I half-imagined we might find Kurtz out there, the protagonist of Joseph Conrad's novella Heart of Darkness. But then with a jolt I thought, "Damn, I spend so much time out here myself! What if I'm Kurtz?"

Anyway, back in real life, the city raided Columbia Packing Plant in Oak Cliff on January 19 after an amateur aerial photographer caught images of pig blood from Columbia turning a Trinity River tributary red. Since then the Ondrusek family, owners of the plant, have blamed the river-of-pig-blood situation on the city for failing to keep sanitary sewer pipes clear.

Caraway asked to be shown the area in question the easy way, from the packing plant property, but the owners refused permission. So he decided to do it the hard way.

For my own two bits worth, I was thrilled to see him do it.
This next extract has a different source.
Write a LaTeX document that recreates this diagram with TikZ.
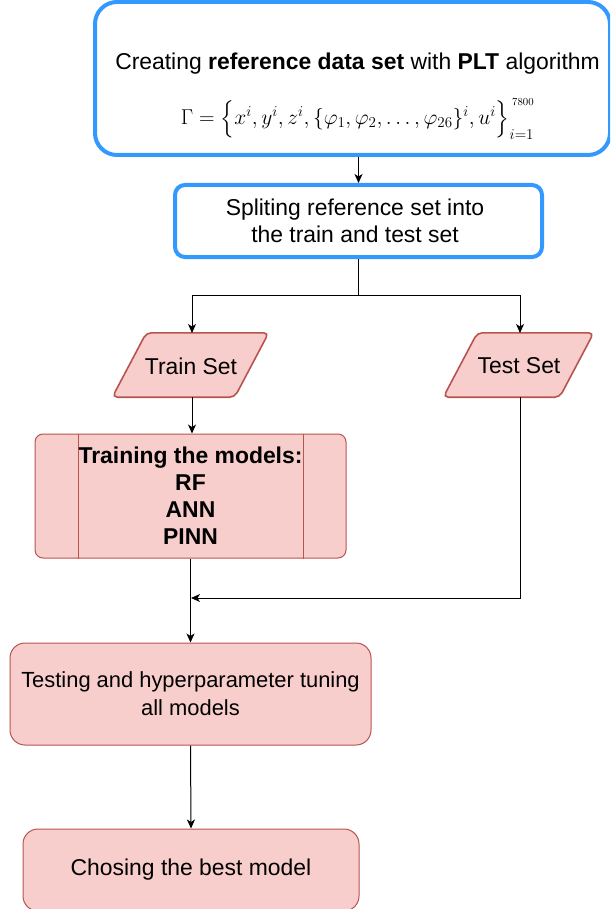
\RequirePackage{fix-cm}
\documentclass[tikz,border=0pt]{standalone}
\usepackage{amsmath}
\usepackage{fontspec}
\setmainfont{Liberation Sans}
\usetikzlibrary{arrows.meta,calc}
\definecolor{bstroke}{RGB}{51,153,255}
\definecolor{rfill}{HTML}{F8CECC}
\definecolor{rstroke}{HTML}{B85450}
\tikzset{
  bluebox/.style={draw=bstroke, line width=4pt, fill=white, rounded corners=#1, inner sep=0pt},
  redbox/.style={draw=rstroke, line width=1pt, fill=rfill, rounded corners=#1, inner sep=0pt},
  lbl/.style={font=\fontsize{22.9}{27}\selectfont, align=center, inner sep=0pt},
  conn/.style={line width=1pt, draw=black},
  arr/.style={conn, -{Stealth[length=9pt,width=8pt,inset=2.5pt]}},
}
\begin{document}
\begin{tikzpicture}[x=1pt,y=-1pt]
\clip (0,0) rectangle (610,909);
\fill[white] (0,0) rectangle (610,909);

% Box 1
\node[bluebox=22pt, minimum width=515pt, minimum height=153pt] (box1) at (352.5,78.5) {};
\node[lbl] (t1) at (357.5,64) {Creating \textbf{reference data set} with \textbf{PLT} algorithm};
\node[inner sep=0pt, font=\fontsize{21.5}{26}\selectfont] (f1) at (357.5,119)
  {$\Gamma = \Bigl\{x^i, y^i, z^i, \{\varphi_1,\varphi_2,\ldots,\varphi_{26}\}^i, u^i\Bigr\}_{i=1}^{\,\scriptscriptstyle 7800}$};

% Box 2
\node[bluebox=10pt, minimum width=367pt, minimum height=72pt] (box2) at (358.5,221) {};
\node[lbl] (t2) at (355,221) {Spliting reference set into\\the train and test set};

% Train / Test parallelograms
\node[lbl, minimum width=122pt, minimum height=64pt] (train) at (190.5,365) {};
\path[redbox=5pt, line width=1.6pt] ([xshift=-17pt]train.south west) -- ([xshift=17pt]train.north west)
   -- ([xshift=17pt]train.north east) -- ([xshift=-17pt]train.south east) -- cycle;
\node[lbl] (traint) at (191,366) {Train Set};

\node[lbl, minimum width=116pt, minimum height=64pt] (test) at (518.5,365) {};
\path[redbox=5pt, line width=1.6pt] ([xshift=-17pt]test.south west) -- ([xshift=17pt]test.north west)
   -- ([xshift=17pt]test.north east) -- ([xshift=-17pt]test.south east) -- cycle;
\node[lbl] (testt) at (519,366) {Test Set};

% Training box
\node[redbox=8pt, minimum width=311pt, minimum height=124pt] (trn) at (190.5,496) {};
\draw[rstroke, line width=1pt] ([xshift=44pt]trn.north west) -- ([xshift=44pt]trn.south west);
\draw[rstroke, line width=1pt] ([xshift=-43pt]trn.north east) -- ([xshift=-43pt]trn.south east);
\node[lbl, font=\fontsize{22.9}{27}\selectfont\bfseries] (trnt) at (190.5,496) {Training the models:\\RF\\ANN\\PINN};

% Testing box
\node[redbox=15pt, minimum width=361pt, minimum height=102pt] (tst) at (190.5,694) {};
\node[lbl, font=\fontsize{21.9}{28}\selectfont] (tstt) at (190.5,694) {Testing and hyperparameter tuning\\all models};

% Best box
\node[redbox=15pt, minimum width=336pt, minimum height=82pt] (best) at (191,870) {};
\node[lbl] (bestt) at (191,870) {Chosing the best model};

% Connectors
\draw[arr] (box1.south -| box2.north) -- (box2.north);
\coordinate (sp) at (358,295);
\draw[conn] (box2.south -| sp) -- (sp);
\draw[arr] (sp) -| (192,333) coordinate (tn);
\draw[arr] (sp) -| (520,333) coordinate (sn);
\draw[arr] (192,397) -- (trn.north -| 192,0);
\draw[arr] (trn.south) -- (tst.north);
\coordinate (m) at (191,598);
\draw[arr] (520,397) |- (m);
\draw[arr] (tst.south) -- (best.north);
\end{tikzpicture}
\end{document}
The danger is that the issue of effluent from unregulated industrial facilities along the Trinity may be be more widespread than this one instance, which was discovered by fluke.
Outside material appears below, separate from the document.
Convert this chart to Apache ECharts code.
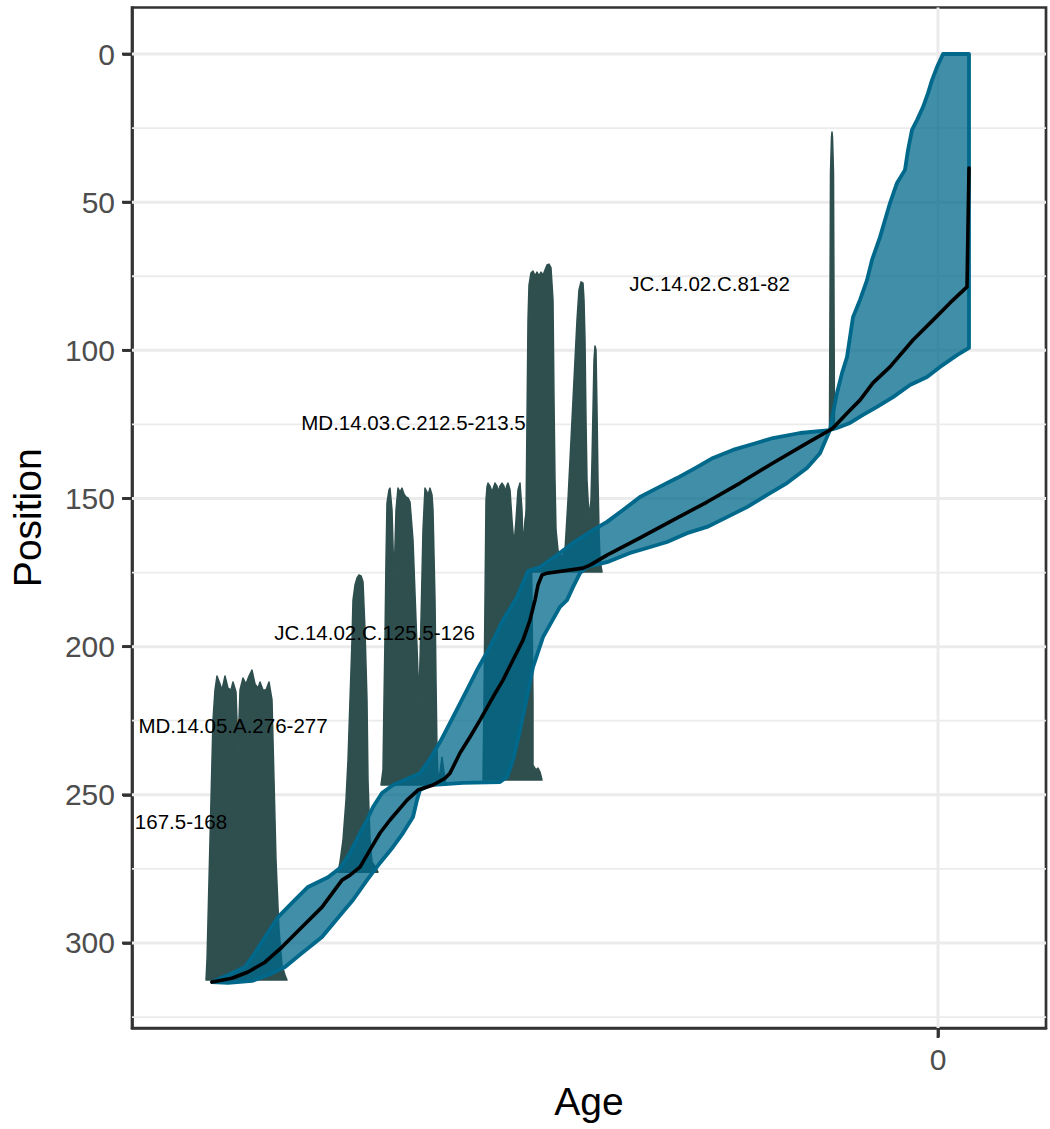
<!DOCTYPE html>
<html>
<head>
<meta charset="utf-8">
<script src="https://cdn.jsdelivr.net/npm/echarts@6/dist/echarts.min.js"></script>
<style>html,body{margin:0;padding:0;background:#fff}#chart{width:1050px;height:1129px}</style>
</head>
<body>
<div id="chart"></div>
<script>
// ---------- axis breaks ----------
const yMajorBreaks = [0, 50, 100, 150, 200, 250, 300];
const yMinorBreaks = [25, 75, 125, 175, 225, 275, 325];
const xBreaks = [0];

// ---------- 95% age range of the age-depth model: [age, position] ----------
const rangeOld = [[-10,0],[2,4.4],[12,8.8],[20,13.2],[30,17.9],[42,22.3],[52,25.6],[60,32.4],[66,39.1],[82,43.5],[96,50.3],[106,56.0],[116,61.8],[132,69.5],[142,76.3],[156,83.0],[170,88.8],[176,95.5],[182,102.3],[192,107.7],[202,114.4],[210,121.2],[216,126.9],[276,127.9],[330,129.6],[370,131.6],[410,133.6],[450,136.3],[482,139.4],[522,143.1],[562,146.5],[596,149.5],[630,153.9],[662,157.9],[696,161.3],[730,165.0],[762,169.1],[796,173.1],[820,174.5],[842,183.3],[870,191.0],[896,200.1],[922,207.9],[942,214.6],[970,223.8],[996,232.2],[1016,237.9],[1036,242.7],[1062,244.7],[1090,246.7],[1112,249.4],[1130,254.1],[1142,258.5],[1156,262.9],[1176,269.7],[1196,274.7],[1220,277.8],[1260,281.1],[1292,286.5],[1320,291.3],[1346,298.0],[1366,303.4],[1386,308.1],[1420,310.8],[1452,313.2]];
const rangeYoung = [[-62,0],[-62,99.2],[-38,101.6],[-4,105.6],[22,109.0],[56,111.7],[90,115.8],[122,119.1],[150,121.8],[176,124.5],[202,126.2],[216,126.9],[236,134.7],[262,139.7],[302,144.8],[336,148.2],[382,152.9],[422,156.3],[462,159.6],[502,161.7],[542,164.7],[582,166.7],[616,168.4],[662,171.5],[702,173.1],[716,175.2],[730,179.9],[742,184.3],[756,186.6],[790,196.8],[810,206.9],[822,217.0],[836,228.2],[850,238.3],[862,244.0],[876,245.7],[950,246.0],[1016,246.7],[1036,248.4],[1042,251.8],[1050,257.5],[1070,262.9],[1090,267.6],[1116,273.0],[1142,278.8],[1170,285.5],[1192,289.9],[1232,298.0],[1272,303.4],[1306,308.1],[1340,310.8],[1372,312.8],[1420,313.5],[1452,313.2]];

// ---------- mean age: [age, position] ----------
const meanAge = [[-62,38.5],[-58,78.6],[-24,84.0],[10,89.8],[50,96.5],[96,105.6],[130,111.0],[156,116.8],[182,121.2],[210,126.2],[216,126.9],[262,131.3],[330,138.0],[396,144.8],[462,151.2],[530,157.3],[596,163.3],[662,169.1],[696,172.5],[710,173.5],[782,175.2],[792,175.8],[800,179.2],[806,184.3],[816,191.0],[830,197.8],[850,204.5],[870,211.3],[890,217.0],[916,224.8],[936,230.5],[956,235.9],[976,242.7],[986,244.4],[1010,246.7],[1040,248.4],[1062,251.8],[1096,258.5],[1116,262.9],[1136,268.6],[1156,274.4],[1176,277.1],[1192,278.8],[1232,287.9],[1272,294.6],[1312,301.4],[1346,306.5],[1380,309.8],[1412,311.9],[1452,313.2]];

// ---------- calibrated date densities: outline [age, top position], starting/ending at the date depth ----------
const densA = [[1464,312.5],[1462,305.8],[1458,278.8],[1454,251.8],[1450,224.8],[1446,214.6],[1442,209.9],[1436,212.6],[1432,214.6],[1426,209.9],[1420,214.0],[1414,214.6],[1410,211.9],[1404,215.3],[1400,234.9],[1396,214.6],[1390,210.6],[1384,212.6],[1378,209.9],[1372,207.9],[1366,212.6],[1360,214.0],[1356,211.9],[1350,214.6],[1344,214.6],[1338,211.9],[1332,218.0],[1328,245.0],[1324,272.0],[1318,295.6],[1312,307.5],[1306,310.8],[1302,312.5]];
const densB = [[1200,276.1],[1196,272.7],[1190,265.2],[1184,251.8],[1180,238.3],[1176,218.0],[1172,197.8],[1170,184.3],[1166,179.2],[1162,176.8],[1158,175.8],[1154,176.1],[1150,178.1],[1146,194.4],[1142,218.0],[1140,245.0],[1136,265.2],[1132,272.7],[1126,274.1],[1120,276.1]];
const densC = [[1114,246.7],[1110,241.6],[1108,218.0],[1106,196.8],[1104,170.8],[1102,151.5],[1098,147.1],[1096,146.5],[1092,153.9],[1088,177.5],[1084,153.9],[1080,146.5],[1076,147.8],[1072,146.5],[1068,148.5],[1064,149.5],[1060,149.8],[1056,151.2],[1050,164.0],[1044,191.0],[1038,218.0],[1034,191.0],[1030,160.6],[1026,146.5],[1022,147.8],[1020,148.8],[1016,146.5],[1012,148.8],[1010,153.9],[1006,184.3],[1004,211.3],[1002,234.9],[1000,244.3],[996,242.3],[992,237.3],[988,242.3],[984,246.7]];
const densD = [[910,245.0],[908,218.0],[906,184.3],[904,150.5],[902,146.1],[900,144.8],[896,145.8],[892,147.8],[888,145.8],[886,144.8],[882,145.8],[880,147.8],[876,145.8],[872,144.8],[868,145.8],[866,147.8],[862,145.5],[860,144.8],[856,147.1],[852,157.3],[848,165.7],[844,157.3],[840,147.1],[836,144.8],[832,153.9],[830,166.4],[826,157.3],[820,150.5],[814,157.3],[812,184.3],[810,218.0],[810,240.0],[804,241.6],[800,241.0],[796,242.3],[792,245.0]];
const densE = [[826,174.8],[824,157.3],[822,123.5],[820,89.8],[818,78.0],[814,73.9],[810,73.2],[806,74.9],[802,73.6],[798,74.9],[794,73.6],[790,74.6],[786,72.9],[782,71.2],[778,70.9],[774,72.2],[770,83.0],[768,116.8],[766,143.8],[764,160.6],[760,167.4],[756,169.4],[750,169.1],[746,167.4],[740,150.5],[734,130.3],[728,110.0],[722,89.8],[718,79.6],[714,76.9],[710,77.3],[708,83.0],[706,96.5],[704,123.5],[702,143.8],[698,156.3],[694,150.5],[692,137.0],[690,120.1],[688,103.3],[686,98.5],[684,99.9],[682,120.1],[680,143.8],[678,160.6],[676,170.8],[672,174.8]];
const densF = [[217,126.2],[215,40.0],[213,28.0],[212,26.3],[211,28.0],[209,40.0],[207,126.2]];
const densities = [densA, densB, densC, densD, densE, densF];

// ---------- date labels ----------
const labelTexts = ['JC.14.02.C.81-82', 'MD.14.03.C.212.5-213.5', 'JC.14.02.C.125.5-126', 'MD.14.05.A.276-277', '167.5-168'];
const labelAges = [457, 1049, 1127, 1410, 1514];
const labelPositions = [77.3, 124.2, 195.1, 226.5, 258.9];

// ---------- chart ----------
const FONT = "'Liberation Sans', Arial, Helvetica, sans-serif";
const X_MIN = -216, X_MAX = 1612, Y_MIN = -15.7, Y_MAX = 328.7;
const chart = echarts.init(document.getElementById('chart'), null, {renderer: 'svg'});

function renderGrid(params, api) {
  const cs = params.coordSys;
  const children = [];
  const hLine = (v, w) => {
    const p = api.coord([0, v]);
    if (p[1] > cs.y && p[1] < cs.y + cs.height) {
      children.push({type: 'line', shape: {x1: cs.x, y1: p[1], x2: cs.x + cs.width, y2: p[1]},
        style: {stroke: '#EBEBEB', lineWidth: w}});
    }
  };
  const vLine = (v, w) => {
    const p = api.coord([v, 0]);
    if (p[0] > cs.x && p[0] < cs.x + cs.width) {
      children.push({type: 'line', shape: {x1: p[0], y1: cs.y, x2: p[0], y2: cs.y + cs.height},
        style: {stroke: '#EBEBEB', lineWidth: w}});
    }
  };
  yMinorBreaks.forEach(v => hLine(v, 1.8));
  yMajorBreaks.forEach(v => hLine(v, 3));
  xBreaks.forEach(v => vLine(v, 3));
  return {type: 'group', children};
}

const option = {
  animation: false,
  backgroundColor: '#ffffff',
  grid: {left: 132, right: 4, top: 7.5, bottom: 101, show: true, borderColor: '#333333', borderWidth: 2.7, backgroundColor: '#ffffff'},
  xAxis: {
    type: 'value', inverse: true, min: X_MIN, max: X_MAX, position: 'bottom',
    name: 'Age', nameLocation: 'middle', nameGap: 54,
    nameTextStyle: {fontSize: 39, color: '#000000', fontFamily: FONT},
    axisLine: {show: true, onZero: false, lineStyle: {color: '#333333', width: 2.7}},
    axisTick: {show: true, customValues: xBreaks, length: 9, lineStyle: {color: '#333333', width: 2.7}},
    axisLabel: {customValues: xBreaks, fontSize: 30, color: '#4D4D4D', fontFamily: FONT, margin: 16},
    splitLine: {show: false}
  },
  yAxis: {
    type: 'value', inverse: true, min: Y_MIN, max: Y_MAX, position: 'left',
    name: 'Position', nameLocation: 'middle', nameGap: 85,
    nameTextStyle: {fontSize: 39, color: '#000000', fontFamily: FONT},
    axisLine: {show: true, onZero: false, lineStyle: {color: '#333333', width: 2.7}},
    axisTick: {show: true, customValues: yMajorBreaks, length: 9, lineStyle: {color: '#333333', width: 2.7}},
    axisLabel: {customValues: yMajorBreaks, fontSize: 30, color: '#4D4D4D', fontFamily: FONT, margin: 17},
    splitLine: {show: false}
  },
  series: [
    {
      type: 'custom', name: 'grid', silent: true, z: 1,
      data: [[0, 0]],
      renderItem: renderGrid
    },
    {
      type: 'custom', name: 'densities', silent: true, z: 2,
      data: densities.map((d, i) => [d[0][0], d[0][1], i]),
      renderItem: (params, api) => {
        const d = densities[api.value(2)];
        return {type: 'polygon', shape: {points: d.map(p => api.coord(p))},
          style: {fill: '#2F4F4F', stroke: '#2F4F4F', lineWidth: 1.5, lineJoin: 'round'}};
      }
    },
    {
      type: 'custom', name: 'range', silent: true, z: 3,
      data: [[rangeOld[0][0], rangeOld[0][1]]],
      renderItem: (params, api) => {
        const pts = rangeOld.concat(rangeYoung.slice().reverse()).map(p => api.coord(p));
        return {type: 'polygon', shape: {points: pts},
          style: {fill: 'rgba(0,104,139,0.75)', stroke: '#00688B', lineWidth: 3.8, lineJoin: 'round'}};
      }
    },
    {
      type: 'line', name: 'mean', z: 4, silent: true,
      data: meanAge, showSymbol: false, symbol: 'none',
      lineStyle: {color: '#000000', width: 3.6, join: 'round', cap: 'round'}
    },
    {
      type: 'custom', name: 'labels', silent: true, z: 5,
      data: labelTexts.map((t, i) => [labelAges[i], labelPositions[i], i]),
      renderItem: (params, api) => {
        const i = api.value(2);
        const p = api.coord([labelAges[i], labelPositions[i]]);
        return {type: 'text', style: {text: labelTexts[i], x: p[0], y: p[1], fill: '#000000',
          fontSize: 20.5, fontFamily: FONT, align: 'center', verticalAlign: 'middle'}};
      }
    }
  ]
};
chart.setOption(option);

// axis tick marks placed through the chart's own scales (drawn as rectangles)
const leftPx = chart.convertToPixel({xAxisIndex: 0}, X_MAX);
const bottomPx = chart.convertToPixel({yAxisIndex: 0}, Y_MAX);
const tickEls = [];
yMajorBreaks.forEach(v => {
  const y = chart.convertToPixel({yAxisIndex: 0}, v);
  tickEls.push({type: 'rect', z: 100, silent: true,
    shape: {x: leftPx - 10, y: y - 1.4, width: 10, height: 2.8},
    style: {fill: '#333333'}});
});
xBreaks.forEach(v => {
  const x = chart.convertToPixel({xAxisIndex: 0}, v);
  tickEls.push({type: 'rect', z: 100, silent: true,
    shape: {x: x - 1.4, y: bottomPx, width: 2.8, height: 10},
    style: {fill: '#333333'}});
});
chart.setOption({graphic: {elements: tickEls}});
</script>
</body>
</html>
All indications so far are that city staff is taking this particular instance very seriously, but you and I both know what kind of mischief can befall City Hall when people with the right strings in their hands start pulling on them.

Caraway is capable of keeping the kind of focus on this matter that would make it difficult for anybody to sweep it under the rug.

"I'm not talking about anything else up and down the river," he told me. "Right now we need to keep the focus on this particular problem."

I get that. And anyway, making it a far bigger and worse problem is my job. I'm on the case.

For example, this morning I hiked upstream a distance on Cedar Creek, beyond where the Caraway expedition stopped, and I found a second dark-stained outfall into the creek below the Columbia Property.

I traced the bed of this second outfall up from the bank of Cedar Creek all the way to the back property line of the Columbia Plant. I took pictures to show that the upstream beginning of the outfall is beneath a mountain of industrial trash, broken concrete and timber dumped off the back of the Columbia property.

A debris field of plastic oil cans, broken 10-inch blue PVC pipe and other trash runs from the plant all the way back downhill to the point where it pours into Cedar Creek. Some of the plastic containers are heavily weathered. This didn't start last week.

Soon after city officials raided Columbia, lawyers for the company said in a written statement that the company had always followed the rules and that the pig blood spill was an anomaly, which the company blamed on the city.

I can't really figure how what I found could be blamed on the city, and, actually, I'm kind of an expert on blaming stuff on the city.

But, listen: I only found what I found because Caraway led me out there. I don't know how he fared -- we got separated -- but I came back to my own office reeking, covered with mud and scratches, feeling pretty good about myself, like Captain Willard (Martin Sheen) in Apocalypse Now.

You know, I'm a reporter. I'm used to dirt. But I don't know how many city council members would have done today's trek. I have to take my hat off to Caraway.